TASK INSTRUCTIONS » Write out the listing below exactly, and omit any images you find in it.

— Start —

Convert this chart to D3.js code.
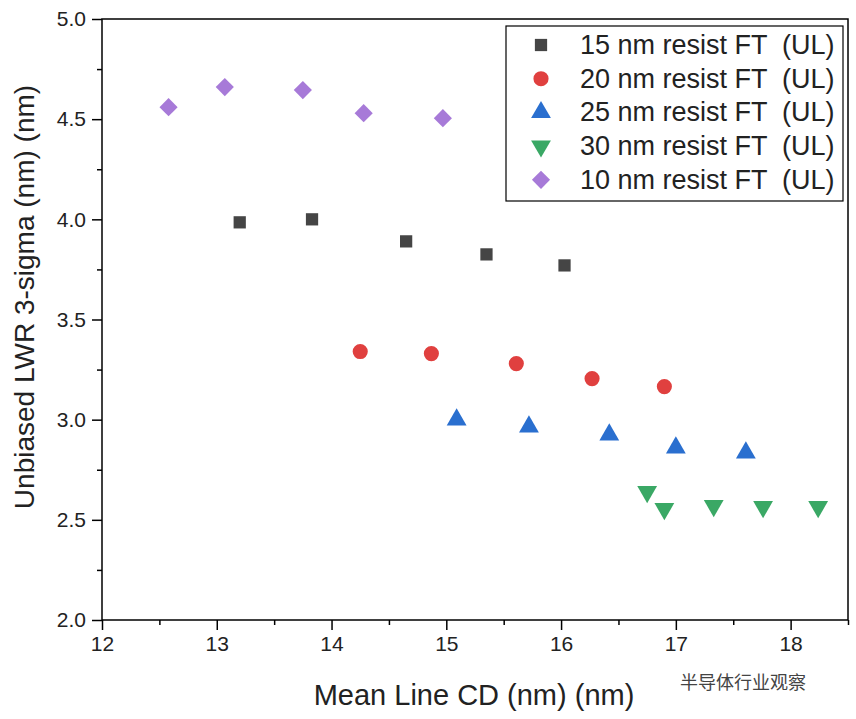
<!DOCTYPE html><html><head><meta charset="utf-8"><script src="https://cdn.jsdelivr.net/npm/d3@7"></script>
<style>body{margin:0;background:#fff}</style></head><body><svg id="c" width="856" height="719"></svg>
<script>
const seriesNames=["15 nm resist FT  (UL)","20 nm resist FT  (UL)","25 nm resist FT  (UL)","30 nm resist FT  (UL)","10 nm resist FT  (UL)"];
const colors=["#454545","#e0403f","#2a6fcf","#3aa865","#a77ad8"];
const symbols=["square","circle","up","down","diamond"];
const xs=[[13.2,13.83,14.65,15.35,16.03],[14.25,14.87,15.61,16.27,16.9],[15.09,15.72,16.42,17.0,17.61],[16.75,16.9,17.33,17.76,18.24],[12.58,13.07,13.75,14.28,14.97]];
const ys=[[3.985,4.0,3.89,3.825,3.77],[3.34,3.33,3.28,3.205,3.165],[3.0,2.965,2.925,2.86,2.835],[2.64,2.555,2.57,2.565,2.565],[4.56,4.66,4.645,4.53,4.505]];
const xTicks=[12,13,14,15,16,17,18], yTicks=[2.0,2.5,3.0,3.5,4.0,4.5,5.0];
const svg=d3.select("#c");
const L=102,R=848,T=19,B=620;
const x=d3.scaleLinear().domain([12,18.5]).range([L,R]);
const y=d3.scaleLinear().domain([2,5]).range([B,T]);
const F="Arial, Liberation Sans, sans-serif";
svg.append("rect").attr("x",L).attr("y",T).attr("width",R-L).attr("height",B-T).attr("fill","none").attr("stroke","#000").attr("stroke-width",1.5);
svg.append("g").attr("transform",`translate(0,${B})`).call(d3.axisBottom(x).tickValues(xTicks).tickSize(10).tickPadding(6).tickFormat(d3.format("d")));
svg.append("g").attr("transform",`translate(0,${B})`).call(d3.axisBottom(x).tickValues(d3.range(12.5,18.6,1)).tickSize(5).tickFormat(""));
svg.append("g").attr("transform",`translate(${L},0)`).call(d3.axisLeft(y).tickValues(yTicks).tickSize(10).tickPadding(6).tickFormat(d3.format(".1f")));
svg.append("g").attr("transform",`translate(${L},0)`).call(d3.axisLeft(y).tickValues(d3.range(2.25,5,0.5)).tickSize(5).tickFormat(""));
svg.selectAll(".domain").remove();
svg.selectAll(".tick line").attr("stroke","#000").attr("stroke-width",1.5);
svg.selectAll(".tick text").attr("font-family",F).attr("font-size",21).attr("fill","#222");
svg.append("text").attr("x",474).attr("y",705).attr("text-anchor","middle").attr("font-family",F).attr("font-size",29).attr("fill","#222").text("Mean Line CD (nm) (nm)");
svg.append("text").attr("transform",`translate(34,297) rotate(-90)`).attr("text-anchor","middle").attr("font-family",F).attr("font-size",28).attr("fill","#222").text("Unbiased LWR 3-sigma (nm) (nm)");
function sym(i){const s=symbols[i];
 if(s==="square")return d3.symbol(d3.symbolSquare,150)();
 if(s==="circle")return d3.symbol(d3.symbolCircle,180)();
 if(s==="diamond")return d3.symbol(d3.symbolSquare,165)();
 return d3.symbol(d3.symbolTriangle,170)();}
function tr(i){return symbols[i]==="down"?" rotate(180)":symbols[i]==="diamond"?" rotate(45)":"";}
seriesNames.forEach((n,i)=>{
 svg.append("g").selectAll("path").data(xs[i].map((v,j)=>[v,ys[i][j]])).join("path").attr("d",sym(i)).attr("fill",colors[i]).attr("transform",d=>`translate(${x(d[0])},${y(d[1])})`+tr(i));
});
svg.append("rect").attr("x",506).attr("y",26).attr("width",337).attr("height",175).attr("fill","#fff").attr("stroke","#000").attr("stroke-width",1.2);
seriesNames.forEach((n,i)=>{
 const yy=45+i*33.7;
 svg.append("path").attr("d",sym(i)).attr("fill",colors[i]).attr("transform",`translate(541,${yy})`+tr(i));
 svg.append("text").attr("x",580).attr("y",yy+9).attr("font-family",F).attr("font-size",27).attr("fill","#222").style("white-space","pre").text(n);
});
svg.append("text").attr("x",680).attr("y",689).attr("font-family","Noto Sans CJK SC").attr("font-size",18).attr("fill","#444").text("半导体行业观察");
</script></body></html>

— End —

PROBLEM SOLUTION »
Convert this chart to D3.js code.
<!DOCTYPE html><html><head><meta charset="utf-8"><script src="https://cdn.jsdelivr.net/npm/d3@7"></script>
<style>body{margin:0;background:#fff}</style></head><body><svg id="c" width="856" height="719"></svg>
<script>
const seriesNames=["15 nm resist FT  (UL)","20 nm resist FT  (UL)","25 nm resist FT  (UL)","30 nm resist FT  (UL)","10 nm resist FT  (UL)"];
const colors=["#454545","#e0403f","#2a6fcf","#3aa865","#a77ad8"];
const symbols=["square","circle","up","down","diamond"];
const xs=[[13.2,13.83,14.65,15.35,16.03],[14.25,14.87,15.61,16.27,16.9],[15.09,15.72,16.42,17.0,17.61],[16.75,16.9,17.33,17.76,18.24],[12.58,13.07,13.75,14.28,14.97]];
const ys=[[3.985,4.0,3.89,3.825,3.77],[3.34,3.33,3.28,3.205,3.165],[3.0,2.965,2.925,2.86,2.835],[2.64,2.555,2.57,2.565,2.565],[4.56,4.66,4.645,4.53,4.505]];
const xTicks=[12,13,14,15,16,17,18], yTicks=[2.0,2.5,3.0,3.5,4.0,4.5,5.0];
const svg=d3.select("#c");
const L=102,R=848,T=19,B=620;
const x=d3.scaleLinear().domain([12,18.5]).range([L,R]);
const y=d3.scaleLinear().domain([2,5]).range([B,T]);
const F="Arial, Liberation Sans, sans-serif";
svg.append("rect").attr("x",L).attr("y",T).attr("width",R-L).attr("height",B-T).attr("fill","none").attr("stroke","#000").attr("stroke-width",1.5);
svg.append("g").attr("transform",`translate(0,${B})`).call(d3.axisBottom(x).tickValues(xTicks).tickSize(10).tickPadding(6).tickFormat(d3.format("d")));
svg.append("g").attr("transform",`translate(0,${B})`).call(d3.axisBottom(x).tickValues(d3.range(12.5,18.6,1)).tickSize(5).tickFormat(""));
svg.append("g").attr("transform",`translate(${L},0)`).call(d3.axisLeft(y).tickValues(yTicks).tickSize(10).tickPadding(6).tickFormat(d3.format(".1f")));
svg.append("g").attr("transform",`translate(${L},0)`).call(d3.axisLeft(y).tickValues(d3.range(2.25,5,0.5)).tickSize(5).tickFormat(""));
svg.selectAll(".domain").remove();
svg.selectAll(".tick line").attr("stroke","#000").attr("stroke-width",1.5);
svg.selectAll(".tick text").attr("font-family",F).attr("font-size",21).attr("fill","#222");
svg.append("text").attr("x",474).attr("y",705).attr("text-anchor","middle").attr("font-family",F).attr("font-size",29).attr("fill","#222").text("Mean Line CD (nm) (nm)");
svg.append("text").attr("transform",`translate(34,297) rotate(-90)`).attr("text-anchor","middle").attr("font-family",F).attr("font-size",28).attr("fill","#222").text("Unbiased LWR 3-sigma (nm) (nm)");
function sym(i){const s=symbols[i];
 if(s==="square")return d3.symbol(d3.symbolSquare,150)();
 if(s==="circle")return d3.symbol(d3.symbolCircle,180)();
 if(s==="diamond")return d3.symbol(d3.symbolSquare,165)();
 return d3.symbol(d3.symbolTriangle,170)();}
function tr(i){return symbols[i]==="down"?" rotate(180)":symbols[i]==="diamond"?" rotate(45)":"";}
seriesNames.forEach((n,i)=>{
 svg.append("g").selectAll("path").data(xs[i].map((v,j)=>[v,ys[i][j]])).join("path").attr("d",sym(i)).attr("fill",colors[i]).attr("transform",d=>`translate(${x(d[0])},${y(d[1])})`+tr(i));
});
svg.append("rect").attr("x",506).attr("y",26).attr("width",337).attr("height",175).attr("fill","#fff").attr("stroke","#000").attr("stroke-width",1.2);
seriesNames.forEach((n,i)=>{
 const yy=45+i*33.7;
 svg.append("path").attr("d",sym(i)).attr("fill",colors[i]).attr("transform",`translate(541,${yy})`+tr(i));
 svg.append("text").attr("x",580).attr("y",yy+9).attr("font-family",F).attr("font-size",27).attr("fill","#222").style("white-space","pre").text(n);
});
svg.append("text").attr("x",680).attr("y",689).attr("font-family","Noto Sans CJK SC").attr("font-size",18).attr("fill","#444").text("半导体行业观察");
</script></body></html>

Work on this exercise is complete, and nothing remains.